Just how far they’ll succeed though is hard to tell at this point, Ali said.
Countries such as Argentina and Brazil, for instance, are commodity-based economies and the US dollar dominates commodity trading. When dealing with other countries, they will remain dependent on the dollar, Liu said. And many countries, such as Saudi Arabia and the UAE, still have currencies pegged to the dollar, she pointed out.
Escaping the dollar’s grip won’t be easy for these nations.
‘Lubricant’ or ‘weapon’?
Globally, the dollar is seen as a safe haven asset by investors, especially during economic crises, because of the high confidence in the US economy. That assurance shows in the increased demand for dollars at such times.

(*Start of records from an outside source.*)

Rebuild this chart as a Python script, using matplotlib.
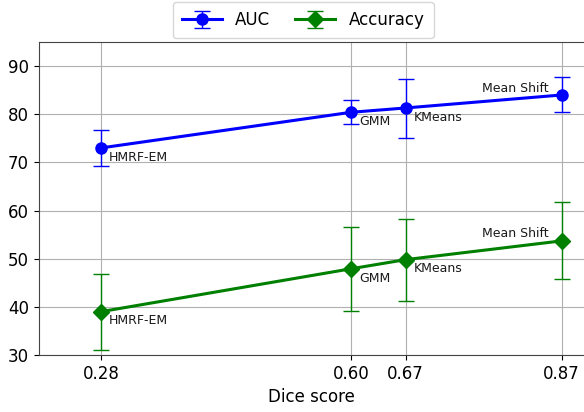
import matplotlib
matplotlib.use("Agg")
import matplotlib.pyplot as plt

dice = [0.28, 0.60, 0.67, 0.87]
methods = ["HMRF-EM", "GMM", "KMeans", "Mean Shift"]
auc = [73.0, 80.4, 81.3, 84.0]
auc_lo = [69.2, 78.0, 75.1, 80.4]
auc_hi = [76.7, 82.9, 87.3, 87.7]
acc = [39.0, 47.9, 49.8, 53.7]
acc_lo = [31.1, 39.2, 41.3, 45.7]
acc_hi = [46.8, 56.5, 58.3, 61.7]
xticks = [0.28, 0.60, 0.67, 0.87]
xticklabels = ["0.28", "0.60", "0.67", "0.87"]

fig = plt.figure(figsize=(5.84, 4.12), dpi=100)
ax = fig.add_axes([38.5 / 584, 1 - 355 / 412, 1.002 - 38.5 / 584, (355 - 42) / 412])

auc_err = [[a - l for a, l in zip(auc, auc_lo)], [h - a for a, h in zip(auc, auc_hi)]]
acc_err = [[a - l for a, l in zip(acc, acc_lo)], [h - a for a, h in zip(acc, acc_hi)]]

ax.errorbar(dice, auc, yerr=auc_err, color="blue", marker="o", markersize=8,
            linewidth=2.2, elinewidth=1, capsize=5.6, label="AUC", zorder=3)
ax.errorbar(dice, acc, yerr=acc_err, color="green", marker="D", markersize=8,
            linewidth=2.2, elinewidth=1, capsize=5.6, label="Accuracy", zorder=3)

offsets = [(5.8, -6.6), (6.2, -6.8), (6.0, -6.6), (-9.5, 5.0)]
aligns = ["left", "left", "left", "right"]
for ys in (auc, acc):
    for x, y, m, off, ha in zip(dice, ys, methods, offsets, aligns):
        ax.annotate(m, (x, y), xytext=off, textcoords="offset points",
                    ha=ha, va="center", fontsize=9, color="#1a1a1a")

ax.set_xlim(0.2, 0.9)
ax.set_ylim(30, 95)
ax.set_xticks(xticks)
ax.set_xticklabels(xticklabels)
ax.set_yticks([30, 40, 50, 60, 70, 80, 90])
ax.tick_params(labelsize=12)
ax.grid(True, color="#b0b0b0", linewidth=0.8)
ax.set_axisbelow(True)
ax.set_xlabel("Dice score", fontsize=12)
for s in ax.spines.values():
    s.set_color("#444444")

ax.legend(loc="center", ncol=2, fontsize=12, handlelength=2.4,
          columnspacing=1.5, borderpad=0.55,
          bbox_to_anchor=(303 / 584, 1 - 20 / 412), bbox_transform=fig.transFigure)

fig.savefig("out.png", dpi=100)
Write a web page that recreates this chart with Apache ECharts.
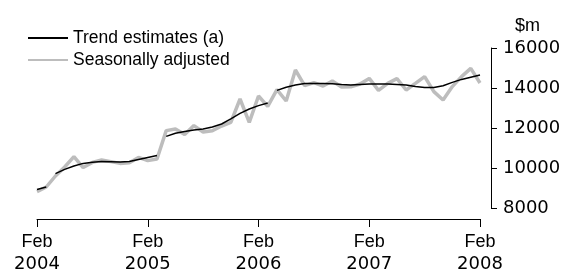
<!DOCTYPE html>
<html>
<head>
    <meta charset="utf-8" />
    <title>Trend and seasonally adjusted</title>
    <script src="https://cdn.jsdelivr.net/npm/echarts@6/dist/echarts.min.js"></script>
    <style>
        body { margin: 0; background: #fff; }
        #main { width: 565px; height: 271px; }
    </style>
</head>
<body>
    <div id="main"></div>
    <script type="text/javascript">
        // months Feb 2004 .. Feb 2008
        var monthNames = ['Jan', 'Feb', 'Mar', 'Apr', 'May', 'Jun', 'Jul', 'Aug', 'Sep', 'Oct', 'Nov', 'Dec'];
        var startYear = 2004, startMonth = 1, monthCount = 49;

        var trend = [8930, 9050, 9720, 9930, 10100, 10230, 10290, 10320, 10310, 10300, 10330, 10430,
            10530, 10630, 11580, 11740, 11830, 11900, 11950, 12050, 12200, 12460, 12730, 12950,
            13120, 13250, 13880, 14040, 14150, 14220, 14230, 14220, 14210, 14170, 14150, 14180,
            14200, 14200, 14200, 14180, 14150, 14080, 14030, 14020, 14110, 14280, 14430, 14540,
            14650];
        // trend line restarts at these points
        var trendBreaks = [2, 14, 26];

        var seasAdj = [8820, 9050, 9600, 10050, 10570, 10020, 10280, 10400, 10320, 10230, 10260, 10530,
            10370, 10450, 11870, 11950, 11680, 12120, 11800, 11860, 12100, 12280, 13450, 12280,
            13600, 13080, 13920, 13350, 14900, 14120, 14270, 14100, 14350, 14050, 14060, 14200,
            14480, 13880, 14230, 14470, 13900, 14230, 14570, 13820, 13400, 14070, 14570, 14980,
            14250];

        var yTicks = [8000, 10000, 12000, 14000, 16000];

        var months = [];
        for (var i = 0; i < monthCount; i++) {
            var m = (startMonth + i) % 12;
            var y = startYear + Math.floor((startMonth + i) / 12);
            months.push(monthNames[m] + ' ' + y);
        }

        var series = [{
            name: 'Seasonally adjusted',
            type: 'line',
            symbol: 'none',
            z: 2,
            lineStyle: { color: '#bdbdbd', width: 3.5 },
            itemStyle: { color: '#bdbdbd' },
            data: seasAdj
        }];

        var cuts = [0].concat(trendBreaks).concat([monthCount]);
        for (var s = 0; s < cuts.length - 1; s++) {
            var seg = [];
            for (var k = 0; k < monthCount; k++) {
                seg.push(k >= cuts[s] && k < cuts[s + 1] ? trend[k] : '-');
            }
            series.push({
                name: 'Trend estimates (a)',
                type: 'line',
                symbol: 'none',
                z: 3,
                lineStyle: { color: '#000', width: 1.5 },
                itemStyle: { color: '#000' },
                data: seg
            });
        }

        var myChart = echarts.init(document.getElementById('main'));
        var option = {
            animation: false,
            legend: {
                orient: 'vertical',
                left: 22,
                top: 24,
                itemWidth: 40,
                itemHeight: 16,
                itemGap: 4,
                itemStyle: { opacity: 0 },
                data: ['Trend estimates (a)', 'Seasonally adjusted'],
                textStyle: { fontFamily: 'Liberation Sans', fontSize: 17.5, color: '#000' }
            },
            grid: { left: 37, right: 85, top: 48, bottom: 63, outerBoundsMode: 'none' },
            xAxis: {
                type: 'category',
                boundaryGap: false,
                data: months,
                offset: 11,
                axisLine: { lineStyle: { color: '#000', width: 1 } },
                axisTick: { interval: 11, length: 8, lineStyle: { color: '#000' } },
                axisLabel: {
                    interval: 11,
                    margin: 12,
                    formatter: function (v) {
                        var p = v.split(' ');
                        return '{m|' + p[0] + '}\n{y|' + p[1] + '}';
                    },
                    rich: {
                        m: { fontFamily: 'Liberation Sans', fontSize: 18, color: '#000', lineHeight: 22 },
                        y: { fontFamily: 'DejaVu Sans', fontSize: 18, color: '#000', lineHeight: 22 }
                    }
                },
                splitLine: { show: false }
            },
            yAxis: {
                type: 'value',
                position: 'right',
                offset: 11,
                min: yTicks[0],
                max: yTicks[yTicks.length - 1],
                interval: 2000,
                name: '$m',
                nameLocation: 'end',
                nameGap: 13,
                nameTextStyle: {
                    fontFamily: 'Liberation Sans', fontSize: 18, color: '#000',
                    align: 'left', verticalAlign: 'bottom', padding: [0, 0, 0, 24]
                },
                axisLine: { show: true, lineStyle: { color: '#000', width: 1 } },
                axisTick: { show: true, length: 6, lineStyle: { color: '#000' } },
                axisLabel: {
                    margin: 12, fontFamily: 'DejaVu Sans', fontSize: 18, color: '#000',
                    formatter: function (v) { return String(v); }
                },
                splitLine: { show: false }
            },
            series: series
        };
        myChart.setOption(option);
    </script>
</body>
</html>
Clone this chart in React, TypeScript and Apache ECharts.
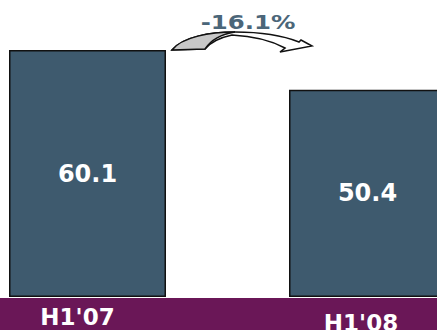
import React, { useEffect, useRef } from "react";
import * as echarts from "echarts";

const categories = ["H1'07", "H1'08"];
const values = [60.1, 50.4];
const changeLabel = "-16.1%";

const backPath =
  "M172,50 C182,37 210,32 235,32 C262,32 284,36 299,42 L301,40 L312,46 L280,52 L285,48 C272,41 252,36 232,35 C218,38 210,43 205,49 Z";
const frontPath = "M172,50 C182,37 210,32 235,32 C222,34 211,40 205,49 Z";

echarts.graphic.registerShape("arrowBack", (echarts.graphic as any).extendPath(backPath, {}));
echarts.graphic.registerShape("arrowFront", (echarts.graphic as any).extendPath(frontPath, {}));

export default function App() {
  const ref = useRef<HTMLDivElement>(null);
  useEffect(() => {
    if (!ref.current) return;
    const chart = echarts.init(ref.current, undefined, { renderer: "svg" });
    chart.setOption({
      animation: false,
      grid: {
        left: -52.5,
        width: 560,
        top: 50,
        bottom: 33,
        containLabel: false,
        outerBoundsMode: "none",
      },
      xAxis: {
        type: "category",
        data: categories,
        z: 5,
        axisLine: { show: false },
        axisTick: { show: false },
        axisLabel: {
          margin: 8,
          formatter: (v: string, i: number) => (i === 0 ? `{a|${v}}` : `{b|${v}}`),
          rich: {
            a: {
              color: "#ffffff",
              fontSize: 23,
              fontWeight: "bold",
              fontFamily: "DejaVu Sans",
              padding: [0, 20, 0, 0],
            },
            b: {
              color: "#ffffff",
              fontSize: 23,
              fontWeight: "bold",
              fontFamily: "DejaVu Sans",
              padding: [6, 13, 0, 0],
            },
          },
        },
      },
      yAxis: { type: "value", min: 0, max: 60.1, show: false, splitLine: { show: false } },
      series: [
        {
          type: "bar",
          data: values,
          barWidth: 157,
          itemStyle: { color: "#3E5A6E", borderColor: "#111111", borderWidth: 1.5 },
          label: {
            show: true,
            position: "inside",
            color: "#ffffff",
            fontSize: 24,
            fontWeight: "bold",
            fontFamily: "DejaVu Sans",
            formatter: (p: any) => Number(p.value).toFixed(1),
          },
        },
      ],
      graphic: [
        {
          type: "rect",
          z: 1,
          shape: { x: 0, y: 298, width: 437, height: 32 },
          style: { fill: "#6A1757" },
        },
        {
          type: "arrowBack",
          z: 3,
          x: 0,
          y: 0,
          style: { fill: "#ffffff", stroke: "#111111", lineWidth: 1.5 },
        },
        {
          type: "arrowFront",
          z: 4,
          x: 0,
          y: 0,
          style: { fill: "#C8C8C8", stroke: "#111111", lineWidth: 1.5 },
        },
        {
          type: "text",
          z: 5,
          x: 248,
          y: 22,
          scaleX: 1.22,
          style: {
            text: changeLabel,
            fill: "#4B6679",
            fontSize: 20,
            fontWeight: "bold",
            fontFamily: "DejaVu Sans",
            align: "center",
            verticalAlign: "middle",
          },
        },
      ],
    });
    return () => chart.dispose();
  }, []);
  return <div ref={ref} style={{ width: 437, height: 330, position: "absolute", left: 0, top: 0 }} />;
}
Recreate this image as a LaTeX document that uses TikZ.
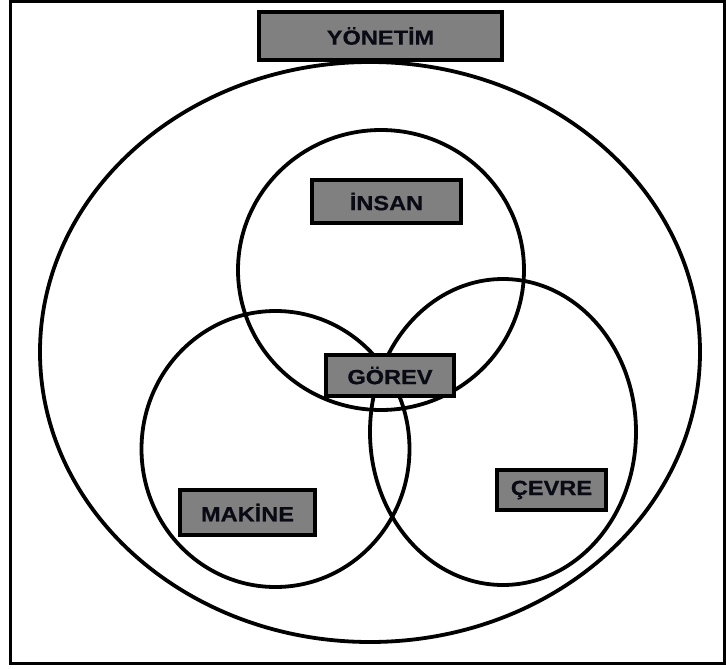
\documentclass[tikz,border=0pt]{standalone}
\usepackage{fontspec}
\setmainfont{Liberation Sans}
\newfontfamily\labelfont[FakeBold=0.6]{Liberation Sans Bold}
\definecolor{boxgray}{RGB}{128,128,128}
\definecolor{labelink}{RGB}{10,10,20}
\tikzset{
  ring/.style={draw=black, line width=3.8pt},
  labelbox/.style={draw=black, line width=4pt, fill=boxgray,
    inner sep=0pt, font=\labelfont\fontsize{20.5}{22}\selectfont, text=labelink},
  frame/.style={draw=black, line width=3pt}
}
\newcommand{\wide}[1]{\scalebox{1.15}[1]{#1}}
\begin{document}
\begin{tikzpicture}[x=1pt,y=-1pt]
\useasboundingbox (0,0) rectangle (726,669);
\draw[frame] (10.5,1.5) rectangle (724.5,663.5);
% circles
\draw[ring] (370,352) ellipse [x radius=330, y radius=290];
\draw[ring] (381,270) ellipse [x radius=143, y radius=140];
\draw[ring] (275.5,449) ellipse [x radius=134, y radius=138];
\draw[ring] (503,432) ellipse [x radius=133, y radius=153];
% boxes
\node[labelbox, minimum width=243pt, minimum height=48pt] (yonetim) at (380.5,36) {\wide{YÖNETİM}};
\node[labelbox, minimum width=149pt, minimum height=43pt] (insan) at (386.5,201.5) {\wide{İNSAN}};
\node[labelbox, minimum width=128pt, minimum height=41pt] (gorev) at (390,375.5) {\wide{GÖREV}};
\node[labelbox, minimum width=135pt, minimum height=45pt] (makine) at (247.5,512.5) {\wide{MAKİNE}};
\node[labelbox, minimum width=109pt, minimum height=40pt] (cevre) at (551.5,490) {\wide{ÇEVRE}};
\end{tikzpicture}
\end{document}
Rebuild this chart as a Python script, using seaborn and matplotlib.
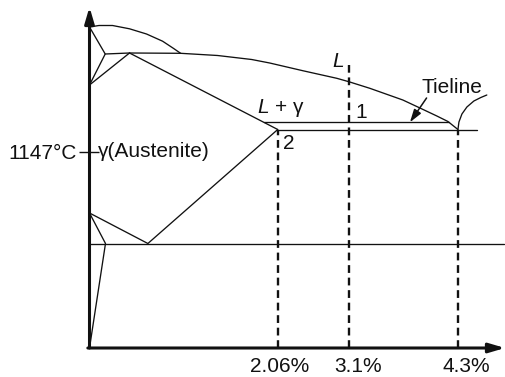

But that demand is also what led to the devaluation of most currencies against the dollar in 2022 during the war in Ukraine.
There are inescapable advantages of carrying out trade in a single currency, such as the dollar, Liu said. It helps reduce transaction costs and is responsible for the highly integrated nature of the global financial system, she said, calling the dollar “a lubricant in international trade and finance”. Trade in multiple currencies increases the risks of currency volatility.
A fragmented system of international trade will make transactions inefficient, Liu warned. Yet if the increasing use of sanctions cuts economies off from global finance mechanisms and supply chains, that fragmentation might become inevitable.
“If the question is whether a more diversified currency system is good or bad, I will say it’s better that we have one standard currency to do business as it has worked well so far,” Liu said. “But the condition for that would be that the United States does not weaponise the dollar.”